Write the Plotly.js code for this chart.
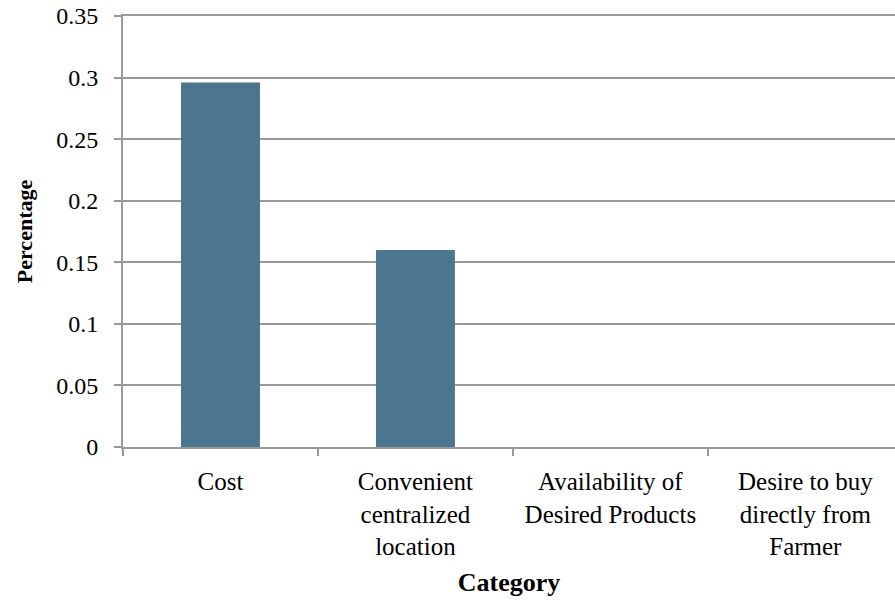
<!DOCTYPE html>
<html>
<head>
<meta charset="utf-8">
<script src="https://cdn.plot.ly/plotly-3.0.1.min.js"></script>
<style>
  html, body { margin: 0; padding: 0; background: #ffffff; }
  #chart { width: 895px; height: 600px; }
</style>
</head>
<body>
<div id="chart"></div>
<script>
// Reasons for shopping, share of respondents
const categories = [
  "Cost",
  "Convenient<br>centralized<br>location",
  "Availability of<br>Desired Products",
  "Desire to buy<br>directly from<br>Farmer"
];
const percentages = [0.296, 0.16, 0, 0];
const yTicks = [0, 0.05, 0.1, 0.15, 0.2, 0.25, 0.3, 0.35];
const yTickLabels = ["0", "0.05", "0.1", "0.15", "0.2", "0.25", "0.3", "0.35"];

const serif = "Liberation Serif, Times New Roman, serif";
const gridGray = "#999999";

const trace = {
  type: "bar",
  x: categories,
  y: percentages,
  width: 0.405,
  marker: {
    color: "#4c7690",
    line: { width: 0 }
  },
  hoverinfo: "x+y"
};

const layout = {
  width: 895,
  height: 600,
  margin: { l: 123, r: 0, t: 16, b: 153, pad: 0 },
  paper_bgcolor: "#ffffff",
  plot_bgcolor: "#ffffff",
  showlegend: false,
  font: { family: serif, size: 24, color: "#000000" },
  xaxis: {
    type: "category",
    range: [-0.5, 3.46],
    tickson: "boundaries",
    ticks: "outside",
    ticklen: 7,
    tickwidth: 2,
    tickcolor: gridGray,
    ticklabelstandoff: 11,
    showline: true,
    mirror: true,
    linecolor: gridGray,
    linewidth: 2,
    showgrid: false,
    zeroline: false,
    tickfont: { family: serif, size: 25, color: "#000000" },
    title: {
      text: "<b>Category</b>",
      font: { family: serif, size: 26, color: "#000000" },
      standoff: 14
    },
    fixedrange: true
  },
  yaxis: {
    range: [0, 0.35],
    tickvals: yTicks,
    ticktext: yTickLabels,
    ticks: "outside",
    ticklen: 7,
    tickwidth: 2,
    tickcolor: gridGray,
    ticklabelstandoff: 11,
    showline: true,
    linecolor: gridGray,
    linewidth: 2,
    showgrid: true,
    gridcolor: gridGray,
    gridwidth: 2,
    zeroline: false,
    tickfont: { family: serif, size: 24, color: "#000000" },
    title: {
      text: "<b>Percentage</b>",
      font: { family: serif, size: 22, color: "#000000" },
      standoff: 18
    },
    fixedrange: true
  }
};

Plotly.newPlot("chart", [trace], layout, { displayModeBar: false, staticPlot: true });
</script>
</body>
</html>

> _OBJECTIVE_:
Leave out the pictures and give the listing above again exactly.

> _OUTPUT_:
Write the Plotly.js code for this chart.
<!DOCTYPE html>
<html>
<head>
<meta charset="utf-8">
<script src="https://cdn.plot.ly/plotly-3.0.1.min.js"></script>
<style>
  html, body { margin: 0; padding: 0; background: #ffffff; }
  #chart { width: 895px; height: 600px; }
</style>
</head>
<body>
<div id="chart"></div>
<script>
// Reasons for shopping, share of respondents
const categories = [
  "Cost",
  "Convenient<br>centralized<br>location",
  "Availability of<br>Desired Products",
  "Desire to buy<br>directly from<br>Farmer"
];
const percentages = [0.296, 0.16, 0, 0];
const yTicks = [0, 0.05, 0.1, 0.15, 0.2, 0.25, 0.3, 0.35];
const yTickLabels = ["0", "0.05", "0.1", "0.15", "0.2", "0.25", "0.3", "0.35"];

const serif = "Liberation Serif, Times New Roman, serif";
const gridGray = "#999999";

const trace = {
  type: "bar",
  x: categories,
  y: percentages,
  width: 0.405,
  marker: {
    color: "#4c7690",
    line: { width: 0 }
  },
  hoverinfo: "x+y"
};

const layout = {
  width: 895,
  height: 600,
  margin: { l: 123, r: 0, t: 16, b: 153, pad: 0 },
  paper_bgcolor: "#ffffff",
  plot_bgcolor: "#ffffff",
  showlegend: false,
  font: { family: serif, size: 24, color: "#000000" },
  xaxis: {
    type: "category",
    range: [-0.5, 3.46],
    tickson: "boundaries",
    ticks: "outside",
    ticklen: 7,
    tickwidth: 2,
    tickcolor: gridGray,
    ticklabelstandoff: 11,
    showline: true,
    mirror: true,
    linecolor: gridGray,
    linewidth: 2,
    showgrid: false,
    zeroline: false,
    tickfont: { family: serif, size: 25, color: "#000000" },
    title: {
      text: "<b>Category</b>",
      font: { family: serif, size: 26, color: "#000000" },
      standoff: 14
    },
    fixedrange: true
  },
  yaxis: {
    range: [0, 0.35],
    tickvals: yTicks,
    ticktext: yTickLabels,
    ticks: "outside",
    ticklen: 7,
    tickwidth: 2,
    tickcolor: gridGray,
    ticklabelstandoff: 11,
    showline: true,
    linecolor: gridGray,
    linewidth: 2,
    showgrid: true,
    gridcolor: gridGray,
    gridwidth: 2,
    zeroline: false,
    tickfont: { family: serif, size: 24, color: "#000000" },
    title: {
      text: "<b>Percentage</b>",
      font: { family: serif, size: 22, color: "#000000" },
      standoff: 18
    },
    fixedrange: true
  }
};

Plotly.newPlot("chart", [trace], layout, { displayModeBar: false, staticPlot: true });
</script>
</body>
</html>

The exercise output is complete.